What to do » Leave out all pictures. Return exactly the lines from the top of the material through the line containing "(zl.west) -- (zl-a.east);".
++++
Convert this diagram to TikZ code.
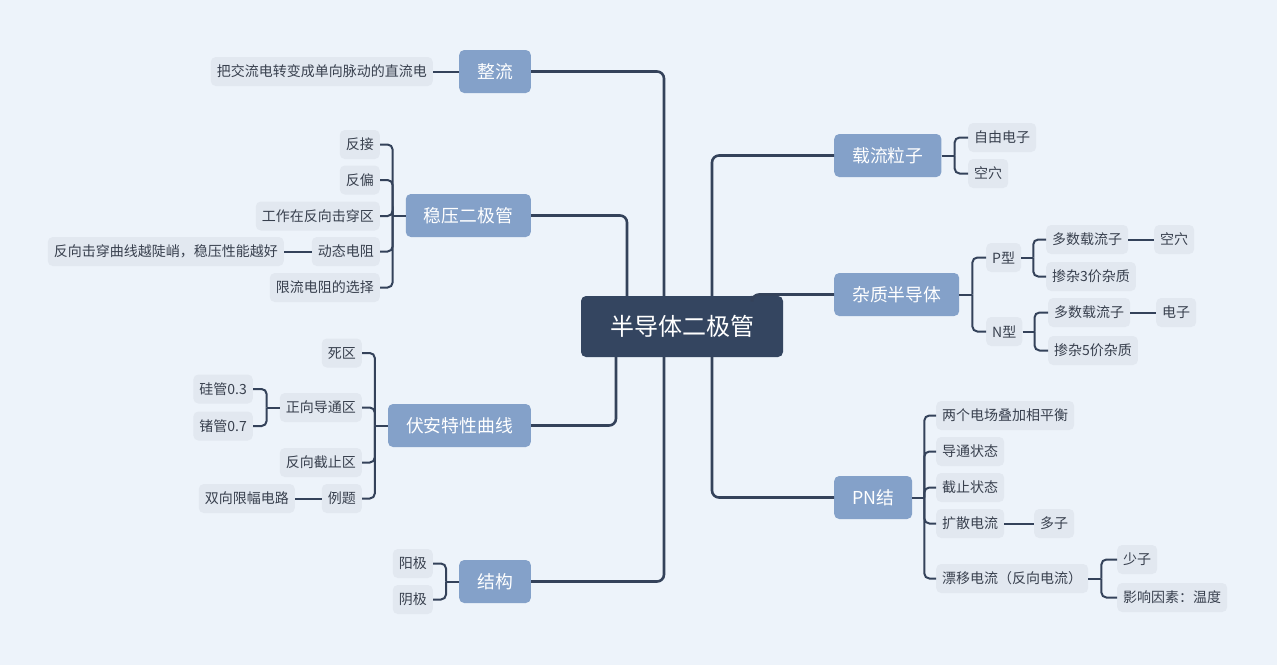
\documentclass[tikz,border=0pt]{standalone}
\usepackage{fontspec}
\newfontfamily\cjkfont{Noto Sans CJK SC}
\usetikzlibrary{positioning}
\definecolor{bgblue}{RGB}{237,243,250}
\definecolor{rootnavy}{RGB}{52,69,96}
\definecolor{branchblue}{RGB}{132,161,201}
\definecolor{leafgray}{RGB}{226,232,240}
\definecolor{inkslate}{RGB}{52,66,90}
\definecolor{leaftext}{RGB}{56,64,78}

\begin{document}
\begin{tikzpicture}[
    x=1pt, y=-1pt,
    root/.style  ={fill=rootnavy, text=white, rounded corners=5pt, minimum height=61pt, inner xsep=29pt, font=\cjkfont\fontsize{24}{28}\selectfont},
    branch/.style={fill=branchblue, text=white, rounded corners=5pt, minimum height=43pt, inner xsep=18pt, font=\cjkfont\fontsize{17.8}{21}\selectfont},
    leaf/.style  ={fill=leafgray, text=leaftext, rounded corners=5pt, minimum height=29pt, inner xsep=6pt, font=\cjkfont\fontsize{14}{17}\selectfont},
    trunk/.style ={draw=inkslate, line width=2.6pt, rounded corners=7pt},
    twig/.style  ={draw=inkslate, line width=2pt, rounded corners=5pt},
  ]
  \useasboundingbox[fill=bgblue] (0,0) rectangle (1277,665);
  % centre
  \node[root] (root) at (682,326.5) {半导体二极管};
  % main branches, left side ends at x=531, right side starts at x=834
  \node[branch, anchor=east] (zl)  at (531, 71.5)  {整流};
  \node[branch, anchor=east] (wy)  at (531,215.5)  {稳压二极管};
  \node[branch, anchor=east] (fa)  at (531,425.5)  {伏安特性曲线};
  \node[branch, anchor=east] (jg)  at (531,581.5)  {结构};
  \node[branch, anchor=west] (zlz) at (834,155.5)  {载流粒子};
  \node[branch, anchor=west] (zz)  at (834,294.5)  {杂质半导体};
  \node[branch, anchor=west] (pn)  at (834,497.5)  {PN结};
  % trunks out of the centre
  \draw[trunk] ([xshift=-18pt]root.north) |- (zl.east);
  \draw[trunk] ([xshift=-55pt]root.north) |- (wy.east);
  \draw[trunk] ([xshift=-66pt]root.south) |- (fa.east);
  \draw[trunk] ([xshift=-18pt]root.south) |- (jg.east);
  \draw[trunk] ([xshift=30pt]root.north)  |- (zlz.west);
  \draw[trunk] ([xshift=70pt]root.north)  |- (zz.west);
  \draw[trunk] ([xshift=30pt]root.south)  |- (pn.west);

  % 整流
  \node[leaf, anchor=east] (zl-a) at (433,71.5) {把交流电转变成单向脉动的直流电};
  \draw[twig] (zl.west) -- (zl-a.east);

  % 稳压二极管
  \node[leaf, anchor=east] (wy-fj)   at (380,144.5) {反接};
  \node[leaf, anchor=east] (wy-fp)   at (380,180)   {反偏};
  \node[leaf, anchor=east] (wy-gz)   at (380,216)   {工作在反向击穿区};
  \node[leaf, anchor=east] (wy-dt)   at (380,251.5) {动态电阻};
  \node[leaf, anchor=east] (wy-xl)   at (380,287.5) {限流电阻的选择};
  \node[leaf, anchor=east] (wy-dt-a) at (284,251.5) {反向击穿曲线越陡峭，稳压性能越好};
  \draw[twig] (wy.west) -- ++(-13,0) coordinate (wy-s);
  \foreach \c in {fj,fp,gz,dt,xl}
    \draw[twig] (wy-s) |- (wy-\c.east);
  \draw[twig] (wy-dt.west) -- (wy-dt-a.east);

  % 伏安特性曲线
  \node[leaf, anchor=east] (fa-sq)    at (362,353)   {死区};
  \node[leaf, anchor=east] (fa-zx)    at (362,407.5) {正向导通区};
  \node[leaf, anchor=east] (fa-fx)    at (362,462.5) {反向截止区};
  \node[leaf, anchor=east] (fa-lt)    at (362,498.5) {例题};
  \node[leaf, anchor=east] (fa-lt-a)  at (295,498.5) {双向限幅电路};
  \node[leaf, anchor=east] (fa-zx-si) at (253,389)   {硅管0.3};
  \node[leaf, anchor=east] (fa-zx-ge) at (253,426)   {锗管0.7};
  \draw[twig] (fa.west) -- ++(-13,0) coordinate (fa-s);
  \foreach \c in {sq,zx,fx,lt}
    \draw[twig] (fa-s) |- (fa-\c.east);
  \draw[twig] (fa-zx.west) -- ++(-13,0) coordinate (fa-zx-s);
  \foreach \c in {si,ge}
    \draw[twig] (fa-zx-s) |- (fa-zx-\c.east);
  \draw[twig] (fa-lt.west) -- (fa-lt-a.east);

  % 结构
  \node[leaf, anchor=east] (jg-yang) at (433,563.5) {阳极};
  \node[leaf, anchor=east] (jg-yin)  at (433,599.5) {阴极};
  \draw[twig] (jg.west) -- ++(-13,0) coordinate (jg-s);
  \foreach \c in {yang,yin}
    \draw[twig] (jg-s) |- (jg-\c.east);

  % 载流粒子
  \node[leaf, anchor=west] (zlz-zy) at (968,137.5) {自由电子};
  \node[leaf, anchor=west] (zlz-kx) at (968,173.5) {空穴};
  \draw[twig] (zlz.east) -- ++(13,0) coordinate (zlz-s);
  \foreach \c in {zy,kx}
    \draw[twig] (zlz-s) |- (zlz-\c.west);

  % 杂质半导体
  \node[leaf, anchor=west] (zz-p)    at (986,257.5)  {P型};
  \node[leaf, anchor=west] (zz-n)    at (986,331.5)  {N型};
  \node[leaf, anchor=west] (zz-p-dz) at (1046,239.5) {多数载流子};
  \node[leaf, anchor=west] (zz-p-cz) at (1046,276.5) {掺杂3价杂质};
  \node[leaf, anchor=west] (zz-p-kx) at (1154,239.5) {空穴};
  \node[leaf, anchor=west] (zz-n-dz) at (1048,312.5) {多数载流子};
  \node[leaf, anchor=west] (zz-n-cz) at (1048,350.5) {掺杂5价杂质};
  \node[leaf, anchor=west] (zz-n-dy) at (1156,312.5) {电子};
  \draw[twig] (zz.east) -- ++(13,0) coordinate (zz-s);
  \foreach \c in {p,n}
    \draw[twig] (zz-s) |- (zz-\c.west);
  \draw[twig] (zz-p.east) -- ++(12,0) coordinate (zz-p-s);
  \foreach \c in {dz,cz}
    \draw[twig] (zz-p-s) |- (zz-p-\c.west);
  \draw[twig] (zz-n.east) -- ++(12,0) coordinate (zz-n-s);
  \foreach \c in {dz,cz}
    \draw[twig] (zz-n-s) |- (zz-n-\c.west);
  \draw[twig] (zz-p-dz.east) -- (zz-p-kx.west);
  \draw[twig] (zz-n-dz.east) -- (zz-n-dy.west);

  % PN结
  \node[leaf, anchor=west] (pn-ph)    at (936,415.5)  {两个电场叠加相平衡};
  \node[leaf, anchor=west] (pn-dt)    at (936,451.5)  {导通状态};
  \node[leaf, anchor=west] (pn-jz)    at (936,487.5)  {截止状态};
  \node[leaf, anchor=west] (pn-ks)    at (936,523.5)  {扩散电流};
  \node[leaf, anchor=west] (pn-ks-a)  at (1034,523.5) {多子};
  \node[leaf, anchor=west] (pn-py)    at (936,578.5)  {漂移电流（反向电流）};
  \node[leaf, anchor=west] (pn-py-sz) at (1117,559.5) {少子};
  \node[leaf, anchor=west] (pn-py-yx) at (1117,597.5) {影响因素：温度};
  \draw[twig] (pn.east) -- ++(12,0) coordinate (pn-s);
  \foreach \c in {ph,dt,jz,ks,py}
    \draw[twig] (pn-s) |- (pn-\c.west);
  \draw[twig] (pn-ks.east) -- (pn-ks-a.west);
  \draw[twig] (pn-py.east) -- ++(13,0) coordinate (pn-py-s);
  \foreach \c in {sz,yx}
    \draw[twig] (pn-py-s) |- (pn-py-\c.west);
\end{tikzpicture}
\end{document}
++++
Solution to the exercise »
Convert this diagram to TikZ code.
\documentclass[tikz,border=0pt]{standalone}
\usepackage{fontspec}
\newfontfamily\cjkfont{Noto Sans CJK SC}
\usetikzlibrary{positioning}
\definecolor{bgblue}{RGB}{237,243,250}
\definecolor{rootnavy}{RGB}{52,69,96}
\definecolor{branchblue}{RGB}{132,161,201}
\definecolor{leafgray}{RGB}{226,232,240}
\definecolor{inkslate}{RGB}{52,66,90}
\definecolor{leaftext}{RGB}{56,64,78}

\begin{document}
\begin{tikzpicture}[
    x=1pt, y=-1pt,
    root/.style  ={fill=rootnavy, text=white, rounded corners=5pt, minimum height=61pt, inner xsep=29pt, font=\cjkfont\fontsize{24}{28}\selectfont},
    branch/.style={fill=branchblue, text=white, rounded corners=5pt, minimum height=43pt, inner xsep=18pt, font=\cjkfont\fontsize{17.8}{21}\selectfont},
    leaf/.style  ={fill=leafgray, text=leaftext, rounded corners=5pt, minimum height=29pt, inner xsep=6pt, font=\cjkfont\fontsize{14}{17}\selectfont},
    trunk/.style ={draw=inkslate, line width=2.6pt, rounded corners=7pt},
    twig/.style  ={draw=inkslate, line width=2pt, rounded corners=5pt},
  ]
  \useasboundingbox[fill=bgblue] (0,0) rectangle (1277,665);
  % centre
  \node[root] (root) at (682,326.5) {半导体二极管};
  % main branches, left side ends at x=531, right side starts at x=834
  \node[branch, anchor=east] (zl)  at (531, 71.5)  {整流};
  \node[branch, anchor=east] (wy)  at (531,215.5)  {稳压二极管};
  \node[branch, anchor=east] (fa)  at (531,425.5)  {伏安特性曲线};
  \node[branch, anchor=east] (jg)  at (531,581.5)  {结构};
  \node[branch, anchor=west] (zlz) at (834,155.5)  {载流粒子};
  \node[branch, anchor=west] (zz)  at (834,294.5)  {杂质半导体};
  \node[branch, anchor=west] (pn)  at (834,497.5)  {PN结};
  % trunks out of the centre
  \draw[trunk] ([xshift=-18pt]root.north) |- (zl.east);
  \draw[trunk] ([xshift=-55pt]root.north) |- (wy.east);
  \draw[trunk] ([xshift=-66pt]root.south) |- (fa.east);
  \draw[trunk] ([xshift=-18pt]root.south) |- (jg.east);
  \draw[trunk] ([xshift=30pt]root.north)  |- (zlz.west);
  \draw[trunk] ([xshift=70pt]root.north)  |- (zz.west);
  \draw[trunk] ([xshift=30pt]root.south)  |- (pn.west);

  % 整流
  \node[leaf, anchor=east] (zl-a) at (433,71.5) {把交流电转变成单向脉动的直流电};
  \draw[twig] (zl.west) -- (zl-a.east);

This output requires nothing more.